Recent results have show that training on synthetic data does allow for reasonable 0 zero shot performance on unseen podcast data. I tried a modal trained purely on synthetic data on a joe rogan podcast, and it worked with some hiccups. This means that we're on the right track here.
I tried to do an experiment where I made the problem harder on synthetic data by adding noise and changing the volume. This was interestingly bad and made the model not work. So now I'm trying to go down the opposite route, make the problem easier for the modal. I'm going to do this through denoising all the audio, this can be considered as a normalisation step.
The model is also struggling a bit more now that I'm training with people interrupting each other. I had a dig into the data and I think that the data is messy, there are a lot of sections that are silence, labelled as speech etc. This can be solved by preprocessing the data with a vad but I've got to the point with my pre-processing that I'm getting sick of how slow it is and manual.
I'm also suspicious that mel spectrograms of overlapping speech are like trying to determine what numbers summed together make up the number 56. I think the model is struggling with this because it's inherently challenging to do, so limiting the window of audio that it can predict to 15 seconds, inherently reduces the chances of more than 3 speakers being in the chunk. 5-6 speakers wasn't working well at all when I increased it to that. This would explain why. It's easier to determine what numbers could make 56 if you know there are only 2 numbers.
I'm quite interested to compare the mel approach again with the DAC. mel was better loss wise but this could have be because of a higher batch size. It may be that DAC is able to encode overlapping speech better.

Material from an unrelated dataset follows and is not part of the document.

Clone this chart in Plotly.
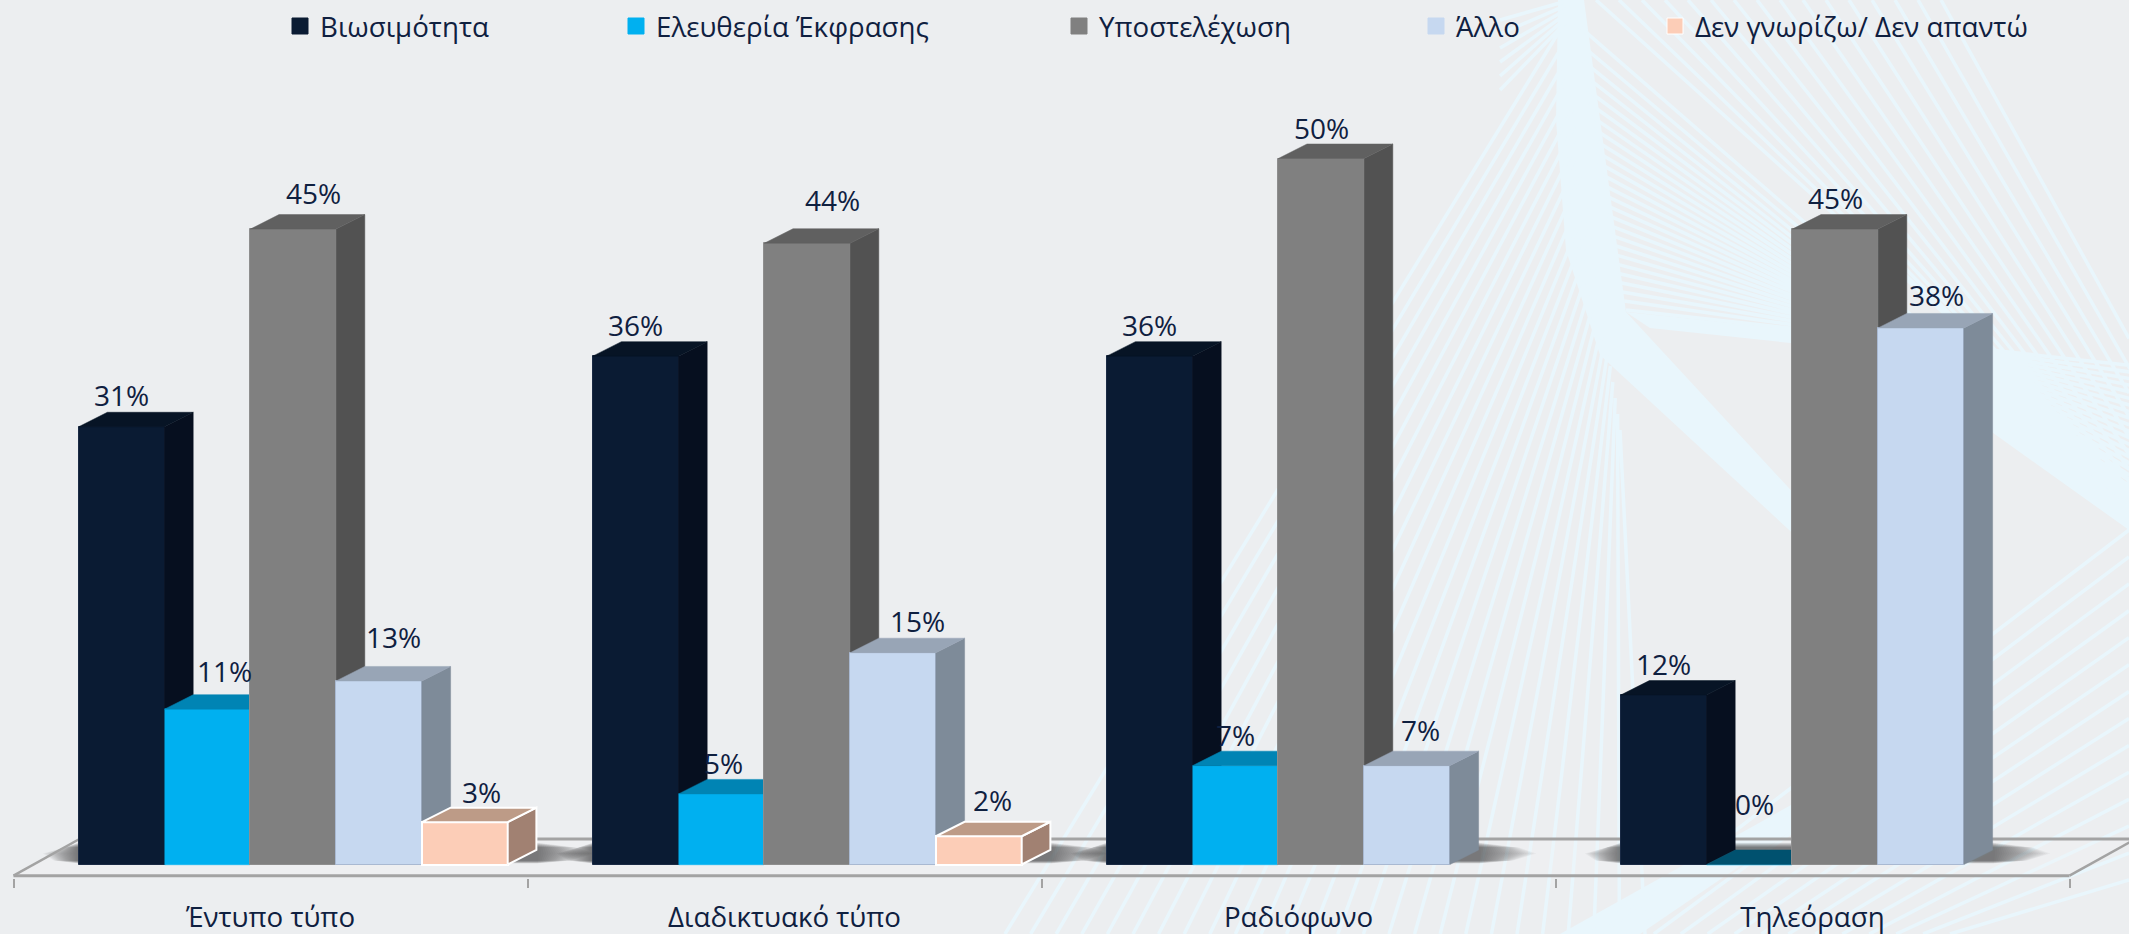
import plotly.graph_objects as go

# ---------- data ----------
categories = ["Έντυπο τύπο", "Διαδικτυακό τύπο", "Ραδιόφωνο", "Τηλεόραση"]
series_names = ["Βιωσιμότητα", "Ελευθερία Έκφρασης", "Υποστελέχωση", "Άλλο", "Δεν γνωρίζω/ Δεν απαντώ"]
viability = [31, 36, 36, 12]
expression = [11, 5, 7, 0]
understaffing = [45, 44, 50, 45]
other = [13, 15, 7, 38]
dont_know = [3, 2, None, None]
all_values = [viability, expression, understaffing, other, dont_know]

# ---------- styles ----------
front_colors = ["#0A1B33", "#00B0F0", "#808080", "#C6D8F0", "#FCCDB7"]
side_colors = ["#060F1F", "#00516F", "#525252", "#7E8B99", "#A18172"]
top_colors = ["#071425", "#0084B4", "#606060", "#98A5B6", "#BD9B87"]
edge_colors = ["#1A2A44", "#00B0F0", "#8E8E8E", "#A9B9D2", "#FFFFFF"]
edge_widths = [1, 0.5, 1, 1, 2]
legend_left_px = [292, 628, 1071, 1428, 1667]
text_color = "#0F2040"
bg_color = "#ECEEF0"
fan_color = "#E9F6FC"
font_family = "Open Sans"

# label nudges (px): dx from the bar centre, dy above the bar's front top
label_dx = [[0, 0, 0, 0], [17, 2, 0, 5], [20, 25, 0, 0], [14, 24, 13, 15], [17, 14, 0, 0]]
label_dy = [[31, 30, 30, 30], [37, 30, 30, 60], [35, 42, 30, 30], [43, 31, 35, 32], [29, 35, 0, 0]]

# ---------- geometry of the frame ----------
W, H = 2129, 934
GROUP_PX = 514.0
AXIS_LEFT_PX = 13.5
BASE_PX = 864.5
PX_PER_PCT = 14.12
BOTTOM_PX = 878.0
xr = [-AXIS_LEFT_PX / GROUP_PX, (W - AXIS_LEFT_PX) / GROUP_PX]
yr = [-(BOTTOM_PX - BASE_PX) / PX_PER_PCT, BASE_PX / PX_PER_PCT]
BAR_W = 85.8 / GROUP_PX
BAR_START = 65.2 / GROUP_PX
DX = 28.7 / GROUP_PX
DY = 14.5 / PX_PER_PCT
FLOOR_FRONT = -11.2 / PX_PER_PCT
FLOOR_BACK = 25.5 / PX_PER_PCT
FLOOR_DX = 66 / GROUP_PX


def px(v):
    return v / W


def py(v):
    return 1 - v / BOTTOM_PX


def seg(x0, y0, x1, y1):
    return f"M{px(x0):.5f},{py(y0):.5f}L{px(x1):.5f},{py(y1):.5f}"


def poly(pts):
    return "M" + "L".join(f"{px(a):.5f},{py(b):.5f}" for a, b in pts) + "Z"


def interp(x, pts):
    for (x0, y0), (x1, y1) in zip(pts, pts[1:]):
        if x <= x1:
            return y0 + (y1 - y0) * (x - x0) / (x1 - x0)
    return pts[-1][1]


shapes = []

# decorative background: pale bands and string-art line families
UPPER_ENV = [(1500, 335), (1800, 338), (1968, 385), (2129, 505)]
LOWER_ENV = [(1500, 350), (1800, 350), (1968, 415), (2129, 530)]
bands = [
    [(1558, 0), (1584, 0), (1626, 312), (1800, 500), (1800, 540), (1600, 355), (1566, 250), (1556, 120)],
    [(1626, 312), (1800, 330), (1968, 370), (2129, 488), (2129, 530), (1968, 415), (1800, 344), (1650, 328)],
    [(1560, 934), (1800, 800), (1800, 825), (1640, 934)],
]
for b in bands:
    shapes.append(dict(type="path", xref="paper", yref="paper", path=poly(b), fillcolor=fan_color,
                       line=dict(width=0), layer="below"))

paths = []
# rays descending to the right, starting on the top edge
for i in range(16):
    t = i / 15
    x0 = 1941 - 345 * t
    slope = 1.8 - 0.9 * t
    x1 = x0
    while x1 < W and interp(x1, UPPER_ENV) > slope * (x1 - x0):
        x1 += 2
    paths.append(seg(x0, 0, x1, slope * (x1 - x0)))
# rays descending to the right, starting on the band
for i in range(26):
    t = (i + 1) / 26
    y0 = 310 * t ** 0.75
    x0 = 1578 + 48 * t
    slope = 0.9 - 0.79 * t
    x1 = x0
    while x1 < W and interp(x1, UPPER_ENV) > y0 + slope * (x1 - x0):
        x1 += 2
    paths.append(seg(x0, y0, x1, y0 + slope * (x1 - x0)))
# rays rising from the bottom edge up to the band
for i in range(26):
    t = i / 25
    paths.append(seg(1005 + 640 * t, H, 1560 + 60 * t, 30 + 400 * t))
# rays rising to the right edge, lower right, stopping under the band
for i in range(14):
    t = i / 13
    xb, yr_end = 1600 + 350 * t, 530 + 350 * t
    slope = (H - yr_end) / (W - xb)
    x1 = W
    while x1 > xb and H - slope * (x1 - xb) < interp(x1, LOWER_ENV):
        x1 -= 2
    paths.append(seg(xb, H, x1, H - slope * (x1 - xb)))
# short fan at the very top, left of the band
for i in range(6):
    t = i / 5
    paths.append(seg(1500, 20 + 70 * t, 1570, 0 + 18 * t))
shapes.append(dict(type="path", xref="paper", yref="paper", path=" ".join(paths),
                   line=dict(color=fan_color, width=3.5), layer="below"))

# floor: faint strip
shapes.append(dict(type="path", xref="x", yref="y",
                   path=f"M0,{FLOOR_FRONT} L4,{FLOOR_FRONT} L{4 + FLOOR_DX},{FLOOR_BACK} L{FLOOR_DX},{FLOOR_BACK} Z",
                   fillcolor="rgba(245,245,245,0.25)", line=dict(width=0), layer="below"))

# soft shadows around each group of bars
for g in range(4):
    n = sum(1 for s in all_values if s[g] is not None)
    left = g + BAR_START
    right = left + n * BAR_W
    layers = 24
    for k in range(1, layers + 1):
        f = k / layers
        lo = (1 + 3 * f) / PX_PER_PCT
        hi = (22 - 5 * f) / PX_PER_PCT
        mid = 11 / PX_PER_PCT
        a = (36 / GROUP_PX) * f
        b = (58 / GROUP_PX) * f
        p = (f"M{left - a * 0.7},{lo} L{right + DX + b * 0.6},{lo} L{right + DX + b},{mid} "
             f"L{right + DX + b * 0.7},{hi} L{left - a * 0.4},{hi} L{left - a},{mid} Z")
        shapes.append(dict(type="path", xref="x", yref="y", path=p,
                           fillcolor="rgba(40,40,40,0.03)", line=dict(width=0), layer="below"))

shapes.append(dict(type="line", xref="x", yref="y", x0=FLOOR_DX, x1=xr[1] + 0.01, y0=FLOOR_BACK, y1=FLOOR_BACK,
                   line=dict(color="#A3A3A3", width=3), layer="below"))
shapes.append(dict(type="line", xref="x", yref="y", x0=0, x1=FLOOR_DX, y0=FLOOR_FRONT, y1=FLOOR_BACK,
                   line=dict(color="#A3A3A3", width=2.5), layer="below"))
shapes.append(dict(type="line", xref="x", yref="y", x0=4, x1=4 + FLOOR_DX, y0=FLOOR_FRONT, y1=FLOOR_BACK,
                   line=dict(color="#A3A3A3", width=2.5), layer="below"))
shapes.append(dict(type="line", xref="x", yref="y", x0=0, x1=4, y0=FLOOR_FRONT, y1=FLOOR_FRONT,
                   line=dict(color="#A3A3A3", width=3), layer="below"))

fig = go.Figure()

# every series lives on its own overlaid axes so that later bars cover earlier depth faces
for j, values in enumerate(all_values):
    suffix = str(j + 2)
    xa, ya = "x" + suffix, "y" + suffix
    xs = [g + BAR_START + (j + 0.5) * BAR_W for g in range(len(categories))]
    fig.add_trace(go.Bar(
        x=xs, y=values, width=BAR_W, xaxis=xa, yaxis=ya, showlegend=False, name=series_names[j],
        marker=dict(color=front_colors[j], line=dict(color=edge_colors[j], width=edge_widths[j])),
    ))
    sx, sy, tx, ty = [], [], [], []
    for g, v in enumerate(values):
        if v is None:
            continue
        l = xs[g] - BAR_W / 2
        r = xs[g] + BAR_W / 2
        top_x = [l, r, r + DX, l + DX, l, None]
        top_y = [v, v, v + DY, v + DY, v, None]
        if v == 0:
            sx += top_x
            sy += top_y
            continue
        sx += [r, r + DX, r + DX, r, r, None]
        sy += [0, DY, v + DY, v, 0, None]
        tx += top_x
        ty += top_y
    poly_line = dict(color=edge_colors[j] if j == 4 else side_colors[j], width=2 if j == 4 else 0.5)
    fig.add_trace(go.Scatter(x=sx, y=sy, mode="lines", fill="toself", fillcolor=side_colors[j], line=poly_line,
                             xaxis=xa, yaxis=ya, showlegend=False, hoverinfo="skip"))
    if tx:
        poly_line = dict(color=edge_colors[j] if j == 4 else top_colors[j], width=2 if j == 4 else 0.5)
        fig.add_trace(go.Scatter(x=tx, y=ty, mode="lines", fill="toself", fillcolor=top_colors[j], line=poly_line,
                                 xaxis=xa, yaxis=ya, showlegend=False, hoverinfo="skip"))

# legend entries, one small legend each so that the reference's spacing is kept
layout_legends = {}
for j, name in enumerate(series_names):
    key = "legend" if j == 0 else f"legend{j + 1}"
    fig.add_trace(go.Scatter(
        x=[None], y=[None], mode="markers", name=name, legend=key,
        marker=dict(symbol="square", size=17, color=front_colors[j],
                    line=dict(color="#FFFFFF" if j == 4 else front_colors[j], width=1)),
    ))
    layout_legends[key] = dict(
        x=(legend_left_px[j] - 12) / W, y=1 - 26.5 / BOTTOM_PX, xanchor="left", yanchor="middle",
        bgcolor="rgba(0,0,0,0)", borderwidth=0, itemsizing="trace", itemclick=False, itemdoubleclick=False,
        font=dict(family=font_family, size=27.7, color=text_color),
    )

# data labels
annotations = []
for j, values in enumerate(all_values):
    for g, v in enumerate(values):
        if v is None:
            continue
        annotations.append(dict(
            x=g + BAR_START + (j + 0.5) * BAR_W, y=v, xref="x", yref="y", text=f"{v}%", showarrow=False,
            xshift=label_dx[j][g], yshift=label_dy[j][g] + 1, xanchor="center", yanchor="middle",
            font=dict(family=font_family, size=28, color=text_color),
        ))

axes = dict(
    xaxis=dict(
        range=xr, domain=[0, 1], showgrid=False, zeroline=False, showline=False, fixedrange=True,
        tickmode="array", tickvals=[g + 0.5 for g in range(4)], ticktext=categories, ticks="", ticklen=0,
        tickfont=dict(family=font_family, size=27.7, color=text_color), ticklabelstandoff=20,
        minor=dict(tickmode="array", tickvals=[0, 1, 2, 3, 4], ticks="outside", ticklen=9, tickwidth=2,
                   tickcolor="#A3A3A3", showgrid=False),
    ),
    yaxis=dict(range=yr, domain=[0, 1], visible=False, fixedrange=True),
)
for j in range(len(all_values)):
    s = str(j + 2)
    axes["xaxis" + s] = dict(range=xr, overlaying="x", visible=False, fixedrange=True, anchor="y" + s)
    axes["yaxis" + s] = dict(range=yr, overlaying="y", visible=False, fixedrange=True, anchor="x" + s)

fig.update_layout(
    width=W, height=H, margin=dict(l=0, r=0, t=0, b=H - BOTTOM_PX, autoexpand=False),
    paper_bgcolor=bg_color, plot_bgcolor="rgba(0,0,0,0)", barmode="overlay", bargap=0,
    shapes=shapes, annotations=annotations, showlegend=True,
    font=dict(family=font_family, color=text_color), **axes, **layout_legends,
)
fig.write_html("out.html", config=dict(displayModeBar=False),
               post_script="document.body.style.margin='0';document.body.style.overflow='hidden';")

One other thing is that we're really only interested in speech that contains 2 speakers most o teh time.
My biggest bottle neck right now is that I'm processing around a TB of data on a single machine and it takes a while for me to evaluate that processing training.
Another realisation I have is that, I've proved this quantized time encoded technique works. The next stage really is to clean up the data and train it as a larger model. I realised that what I've built is a decoder only whisper model to some extent that is performing diarisation specifically. What if we were to build a model that could be seen as a swiss army knife of audio annotation. After reading the seamless paper https://ai.meta.com/research/seamless-communication/ and listening to the results, I concluded that the meta team were trying to do way to much here. Doing something similar but focusing on audio annotation tasks would probably be better. This way the encoding of the audio can be lossy (mels) and the model is not generative.
A multi task model that is purely for transcribing speech events all of which will be useful for tts.
Training a model to do all these tasks at the same time will no doubt improve it's performance on the individual tasks (as the whisper paper says!)